Seeing the opportunities to row while getting a college education present in the United States, Obee enrolled in Oregon State in 2010. That summer, she made the Canadian U-23 squad, racing in the lightweight double and winning bronze in the eight.
"After U-23s, it was suggested to me by a few of the coaches to come up and train with the national team to try and make the Olympic squad," she said. "Once someone plants an idea like that in your brain, it's hard to ignore it."
After fall quarter of her sophomore year, she went home to try.
Obee spent a year and a half training at the National Training Centre in Victoria, B.C., and eventually made it into the lightweight double,for the 2012 Olympics. They placed seventh, just out of the finals.
"After that a pretty disappointing result at the Olympics, and I didn't want to be anywhere near the Training Centre," she recalled.
Obee sought out the University of Washington to be a part of its rowing program. "A lot of the guys I trained with went to UW, and said it'd be a good fit if I wanted to get my education done while rowing in an environment that would allow me to actually get faster than I was at the Center."
She has become faster.
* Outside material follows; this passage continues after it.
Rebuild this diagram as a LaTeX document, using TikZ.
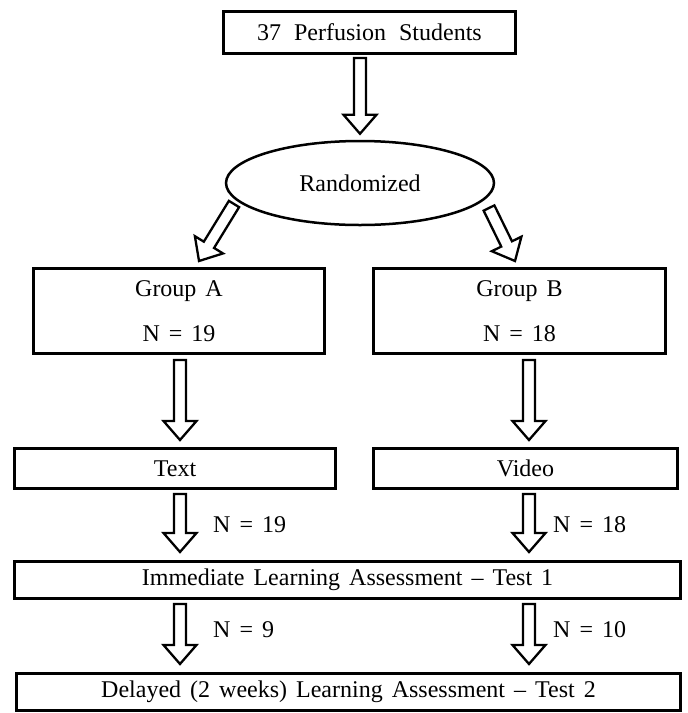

Just last week, she PR'd on her 2k. Her coach sees even faster splits ahead.
"Obee is the most committed athlete I've coached since I've been with the women again," said head coach Bob Ernst. "When she first came on, I thought, 'I dunno, she's kind of small.' But—holy cow—the erg scores she pulls, and the effort she makes every day is just incredible to watch."
"All the other top performers all want to race with her," Ernst said. "That says a lot when you have girls who are sub 6:50 [on their 2k] who want to row with a 5'7", 130-pounder."
Obee had no choice but to make her mark with the big girls; Washington doesn't have a lightweight program. Ernst says they don't have a heavyweight program, either. "Anyone with guts enough, and enough determination and enough motivation can make any race boat they want to here," he said. "I don't see lights and heavies. I see people with courage and character, and Obee has that in spades."
After completing her degree in anthropology next year, Obee will head back to the NTC to once again train full time. She intends to train as part of the lightweight double for the 2016 Olympics in Rio, and perhaps even one more quadrennial after that. "I have a lot left in me," she said. "I'm committed."